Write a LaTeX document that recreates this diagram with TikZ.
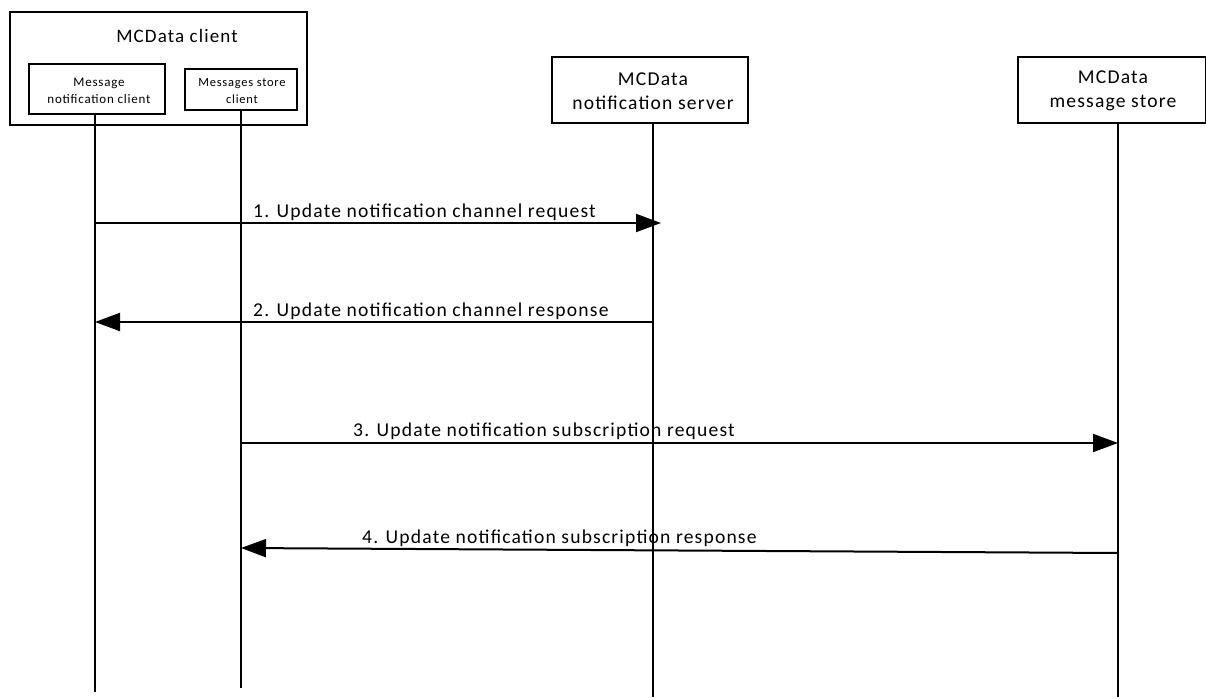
...
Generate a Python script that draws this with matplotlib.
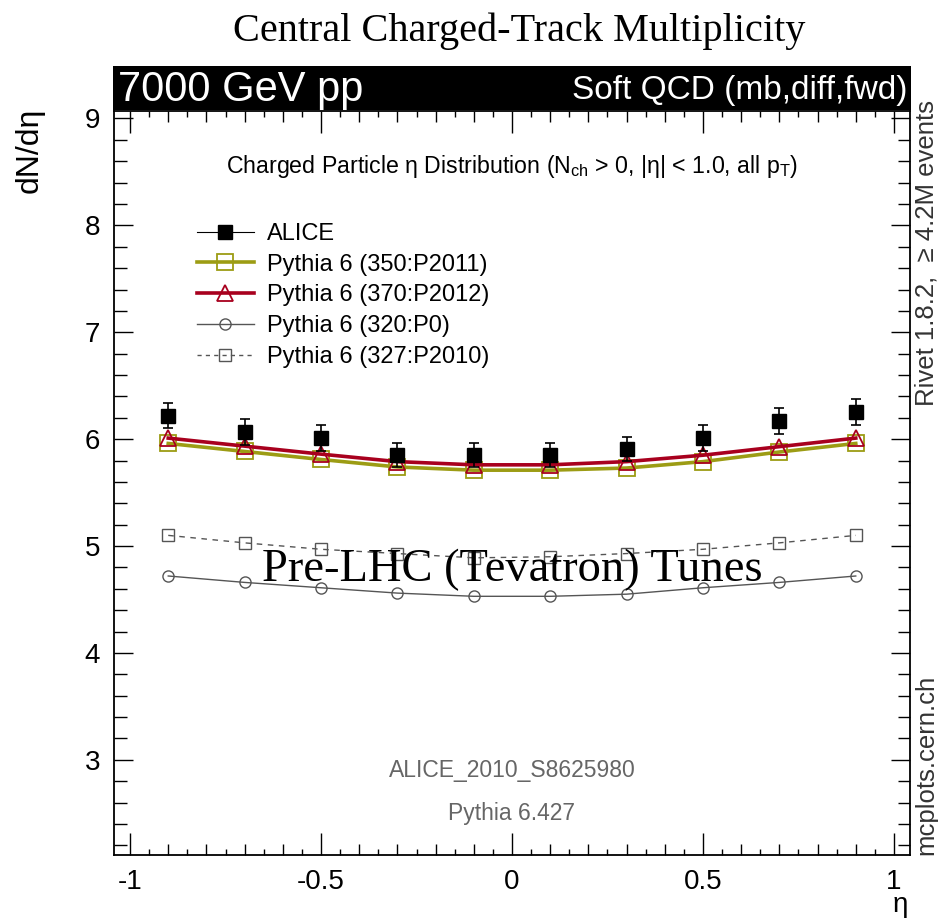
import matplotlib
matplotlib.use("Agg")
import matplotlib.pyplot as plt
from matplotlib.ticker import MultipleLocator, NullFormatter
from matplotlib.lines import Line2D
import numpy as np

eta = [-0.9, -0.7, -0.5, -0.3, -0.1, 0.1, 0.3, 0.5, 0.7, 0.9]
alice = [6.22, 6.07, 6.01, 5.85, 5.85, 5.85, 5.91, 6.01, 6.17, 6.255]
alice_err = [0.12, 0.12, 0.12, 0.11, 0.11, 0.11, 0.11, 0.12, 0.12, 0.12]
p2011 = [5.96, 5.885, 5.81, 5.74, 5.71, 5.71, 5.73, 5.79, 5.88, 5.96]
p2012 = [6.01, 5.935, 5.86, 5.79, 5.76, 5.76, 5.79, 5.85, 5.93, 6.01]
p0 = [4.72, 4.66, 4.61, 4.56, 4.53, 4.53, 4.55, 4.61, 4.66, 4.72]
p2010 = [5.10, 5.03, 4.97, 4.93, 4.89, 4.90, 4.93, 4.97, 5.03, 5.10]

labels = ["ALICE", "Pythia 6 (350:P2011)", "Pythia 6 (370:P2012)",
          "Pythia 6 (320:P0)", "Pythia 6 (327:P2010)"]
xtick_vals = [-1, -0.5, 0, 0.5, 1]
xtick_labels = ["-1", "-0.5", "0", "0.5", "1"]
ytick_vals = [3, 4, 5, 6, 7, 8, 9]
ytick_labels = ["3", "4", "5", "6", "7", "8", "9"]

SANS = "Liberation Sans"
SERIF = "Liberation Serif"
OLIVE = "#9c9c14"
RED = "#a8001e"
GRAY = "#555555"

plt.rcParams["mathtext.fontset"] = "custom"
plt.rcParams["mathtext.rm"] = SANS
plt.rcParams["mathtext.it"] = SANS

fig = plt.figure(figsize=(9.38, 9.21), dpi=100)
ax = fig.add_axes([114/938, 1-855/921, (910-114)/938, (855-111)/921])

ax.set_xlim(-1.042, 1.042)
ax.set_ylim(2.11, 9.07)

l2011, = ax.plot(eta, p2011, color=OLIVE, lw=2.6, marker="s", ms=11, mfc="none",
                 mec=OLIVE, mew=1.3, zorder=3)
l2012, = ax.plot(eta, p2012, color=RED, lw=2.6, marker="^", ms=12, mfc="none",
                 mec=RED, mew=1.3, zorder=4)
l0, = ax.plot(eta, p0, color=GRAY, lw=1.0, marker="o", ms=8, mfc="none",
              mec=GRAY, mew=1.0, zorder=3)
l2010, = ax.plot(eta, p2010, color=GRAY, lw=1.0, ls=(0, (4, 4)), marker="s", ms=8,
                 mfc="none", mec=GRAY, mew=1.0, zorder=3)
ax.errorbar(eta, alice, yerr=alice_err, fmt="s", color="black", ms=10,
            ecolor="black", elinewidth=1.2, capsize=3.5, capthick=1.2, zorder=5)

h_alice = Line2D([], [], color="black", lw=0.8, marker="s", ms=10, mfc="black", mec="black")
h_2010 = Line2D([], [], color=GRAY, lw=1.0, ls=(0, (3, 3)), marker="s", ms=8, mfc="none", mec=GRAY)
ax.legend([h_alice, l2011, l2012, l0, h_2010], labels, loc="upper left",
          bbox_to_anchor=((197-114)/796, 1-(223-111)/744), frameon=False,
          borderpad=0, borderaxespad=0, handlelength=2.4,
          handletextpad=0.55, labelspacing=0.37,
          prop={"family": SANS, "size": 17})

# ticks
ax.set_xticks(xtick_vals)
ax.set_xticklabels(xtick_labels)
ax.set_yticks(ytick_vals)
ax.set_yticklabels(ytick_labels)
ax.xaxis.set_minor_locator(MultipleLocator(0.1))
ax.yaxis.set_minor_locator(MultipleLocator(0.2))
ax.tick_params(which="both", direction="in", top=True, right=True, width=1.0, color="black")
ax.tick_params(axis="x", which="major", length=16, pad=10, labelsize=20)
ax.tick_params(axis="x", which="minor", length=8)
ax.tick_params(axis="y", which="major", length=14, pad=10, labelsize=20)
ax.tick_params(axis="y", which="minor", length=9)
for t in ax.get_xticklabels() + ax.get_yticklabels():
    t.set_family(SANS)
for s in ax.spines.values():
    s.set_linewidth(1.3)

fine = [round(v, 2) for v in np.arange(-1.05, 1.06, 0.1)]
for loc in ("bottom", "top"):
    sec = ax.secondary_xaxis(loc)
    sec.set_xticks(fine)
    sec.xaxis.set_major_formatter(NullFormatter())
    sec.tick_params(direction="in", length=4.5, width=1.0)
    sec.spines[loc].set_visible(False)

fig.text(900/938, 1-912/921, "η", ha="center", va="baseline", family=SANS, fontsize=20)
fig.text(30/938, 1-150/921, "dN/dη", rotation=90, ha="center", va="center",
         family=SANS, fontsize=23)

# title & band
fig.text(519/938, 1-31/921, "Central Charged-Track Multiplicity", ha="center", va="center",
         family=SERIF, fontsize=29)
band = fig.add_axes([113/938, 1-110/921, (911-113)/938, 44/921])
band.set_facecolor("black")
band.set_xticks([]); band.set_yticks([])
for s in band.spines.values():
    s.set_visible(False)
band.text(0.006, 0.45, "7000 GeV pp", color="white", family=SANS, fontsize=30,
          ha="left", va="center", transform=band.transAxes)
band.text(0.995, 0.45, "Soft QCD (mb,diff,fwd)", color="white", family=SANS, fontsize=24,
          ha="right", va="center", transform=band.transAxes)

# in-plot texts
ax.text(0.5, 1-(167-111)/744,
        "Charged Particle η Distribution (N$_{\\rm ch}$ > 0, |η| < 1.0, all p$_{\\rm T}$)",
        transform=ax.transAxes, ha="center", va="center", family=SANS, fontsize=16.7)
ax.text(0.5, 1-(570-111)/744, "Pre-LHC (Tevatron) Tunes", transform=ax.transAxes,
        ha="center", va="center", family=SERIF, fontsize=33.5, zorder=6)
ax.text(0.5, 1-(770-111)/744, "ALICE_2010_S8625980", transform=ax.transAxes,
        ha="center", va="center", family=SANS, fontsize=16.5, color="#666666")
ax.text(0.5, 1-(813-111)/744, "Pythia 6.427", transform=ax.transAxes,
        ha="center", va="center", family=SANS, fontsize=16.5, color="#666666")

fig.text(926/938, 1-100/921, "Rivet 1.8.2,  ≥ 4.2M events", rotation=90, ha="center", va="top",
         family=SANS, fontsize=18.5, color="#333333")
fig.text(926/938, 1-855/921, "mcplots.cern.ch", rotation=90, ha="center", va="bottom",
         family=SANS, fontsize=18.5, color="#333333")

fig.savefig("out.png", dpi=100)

What is being asked:
Lines holding the word "this" in the entries above are the ones to pull out. Copy them all.

Response to the task:
Write a LaTeX document that recreates this diagram with TikZ.
Generate a Python script that draws this with matplotlib.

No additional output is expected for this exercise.